Wednesday, October 24, 2018

General Audience on fidelity

This morning's General Audience began at 9:30am (3:30am EDT) in Saint Peter's Square, where the Holy Father, Pope Francis met with groups of pilgrims and the faithful from Italy and from every corner of the world.

In his speech, the Pope continued the cycle of catecheses on the Commandments, adding his meditation on the Commandment: Thou shalt not commit adultery (Gospel passage: Mark 10:2-9).

After having summarized His catechesis in various languages, the Holy Father offered greetings to each group of the faithful in attendance.

The General Audience concluded with the chanting of the Pater Noster and the Apostolic blessing.

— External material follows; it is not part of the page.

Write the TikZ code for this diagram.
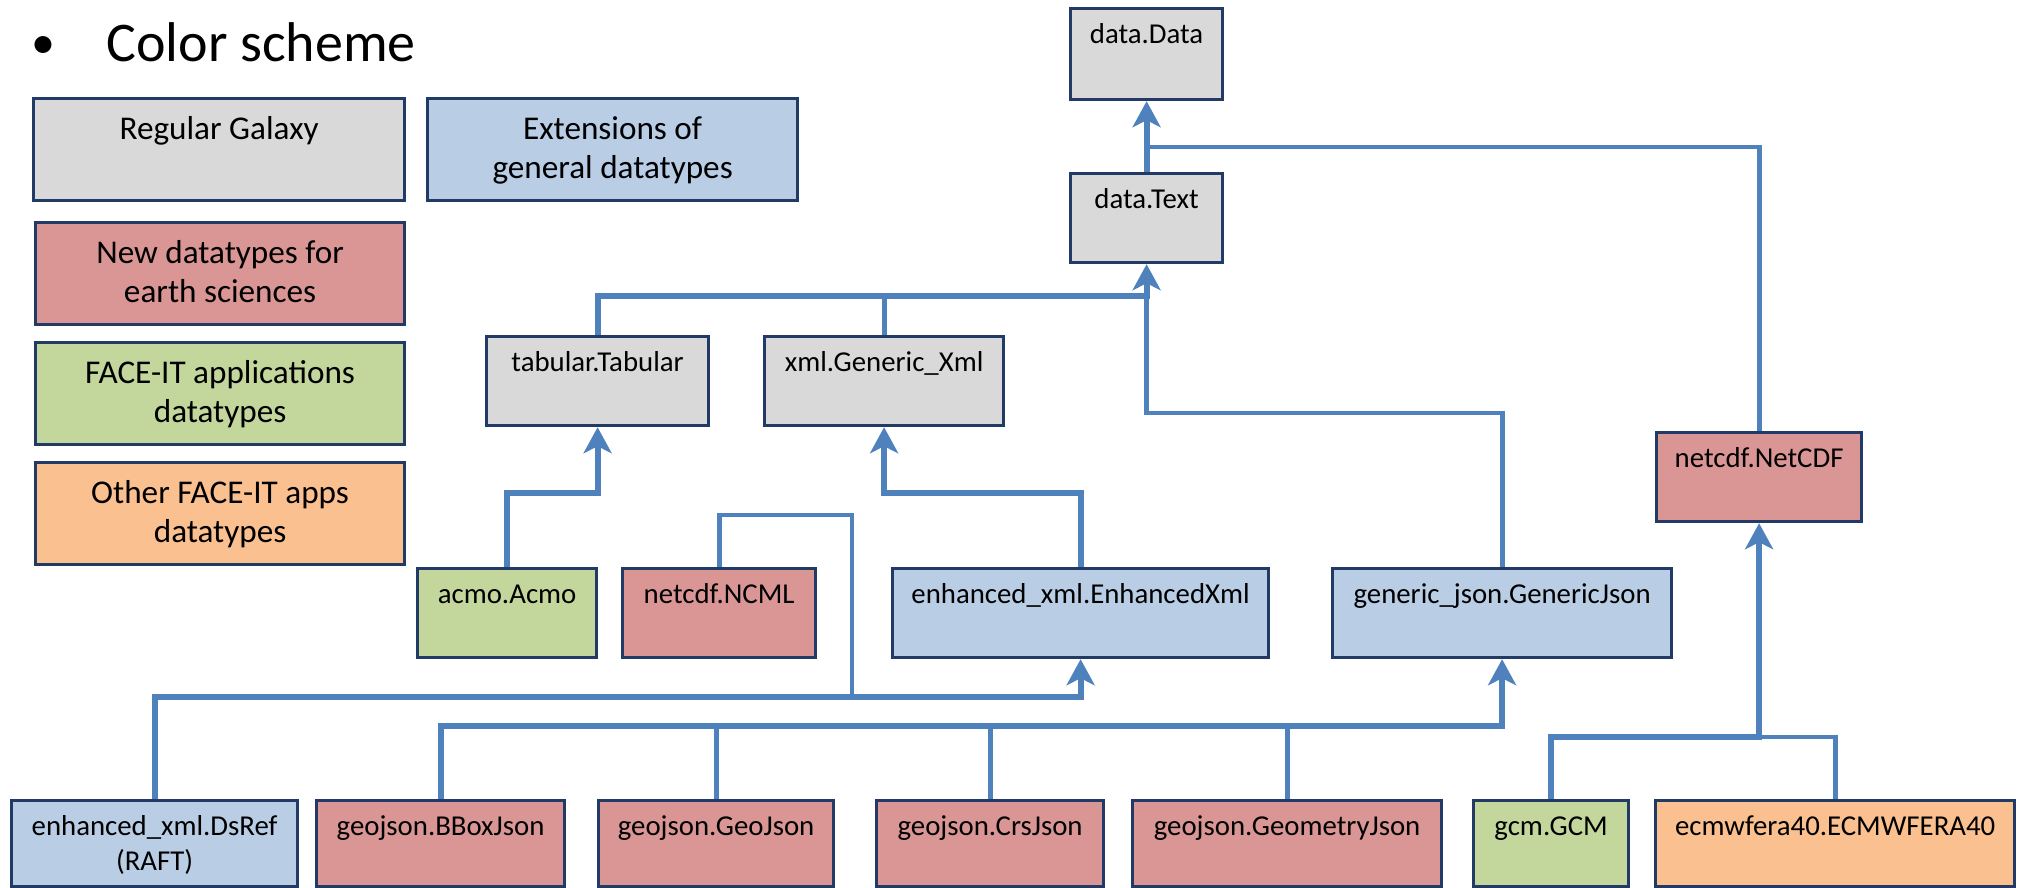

Catechesis of the Holy Father, Pope Francis
for the General Audience

Dear brothers and sisters, good morning!

In our itinerary of catecheses on the Commandments, we arrive today at the Sixth Word, which concerns the affective and sexual dimension; it reads: Do not commit adultery.

The immediate appeal is to fidelity, and in effect, no human relationship can be authentic without fidelity and loyalty.

One can not love only as long as it is convenient to do so; love manifests itself just beyond the threshold of one's own advantage, at the point where everything is given without reserve. As the Catechism states: Love wants to be definitive. It can not be 'until further notice' (Catechism of the Catholic Church, 1646). Fidelity is the characteristic of a free, mature, responsible human relationship. Even a friend proves himself to be authentic because he remains such in all circumstances, otherwise he is not a friend. Christ reveals true love, He lives on the boundless love of the Father, and by virtue of this he is the faithful friend who welcomes us even when we make mistakes and always wants our good, even when we do not deserve it.

Human beings need to be loved without conditions, and those who do not receive this welcome bring with them a certain incompleteness, often without knowing it. The human heart tries to fill this void with surrogates, accepting compromises and mediocrity that only possess a vague taste of love. The risk is that we end up seeking love of unripe and immature relationships, with the illusion of finding life's light in something that, at best, is only a reflection of true light.

So it happens for example that we overestimate physical attraction, which in itself is a gift from God but is aimed at preparing the way for an authentic and faithful relationship with the person. As Saint John Paul II said, the human being is called to the full and mature spontaneity of relationships, which are the gradual fruit of the discernment of the impulses of one's heart. It is something that is conquered, since every human being must with perseverance and consistency learn what the meaning of the body is (cf Catechesis, 12 November 1980).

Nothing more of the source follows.